Amore stasera aveva più nomi. E tu non sapevi

degli austriaci con gli occhi di ghiaccio, la forma

delle bocche che restano senza baciare

a sorridersi accanto, a raccontarsi quanto

non possono dire. Nei suoni come case

ci incontriamo, come famiglie a trovare

una pace dovunque. Queste sere gli amori

hanno frontiere, un cambio di lingua per tacere.

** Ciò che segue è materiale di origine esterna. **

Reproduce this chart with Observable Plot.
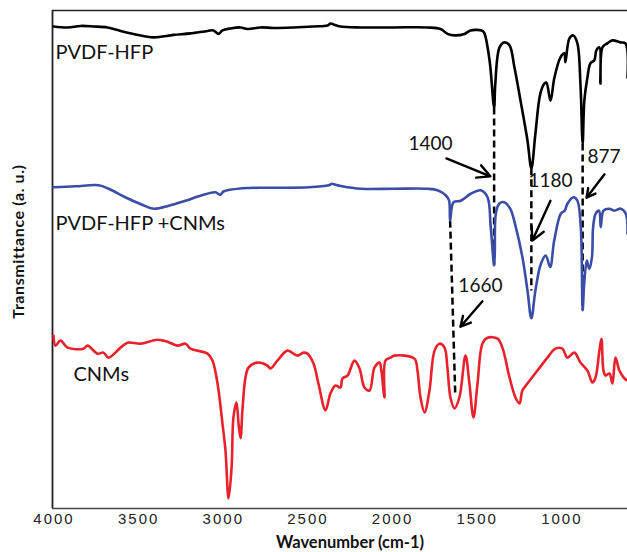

Ma in corridoio sulla porta voltando a cercare

il vuoto è piombato delle parole, del sole

di quando scoppia il tuo riso e mi guardi.

 

L'attesa di tutto – ancora l'assenza.

Un domani che si perde nella stanza.

 

Questa poesia è l’ultima del volume e a buon diritto, perché riepiloga e canta con disincanto (è voluto questo bisticcio di parole!) l’odissea dei viaggi materiali e sentimentali della vita umana. Per l’autrice questa anabasi non ha esito felice. Le parole-chiave di questo canto, razionalmente percorso ad occhi secchi, sono tutte negative, dalle mancanze del primo verso all’assenza della fine. Si ritorna alle stanze vuote, divise in spazi di solitudine assoluta. Si ripercorrono viaggi, memorie, perdute immagini di amori-fantasma che si sovrappongono senza sostanza, senza baciare altri percorsi, altri treni, poi – circolarmente – si ritorna alle case originarie dell’inizio, alle stanze vuote di domani e la fine è

                        l'attesa di tutto – ancora l'assenza.

Un domani che si perde nella stanza.

A fine percorso del libro ormai una lucida razionalità, senza disperazione.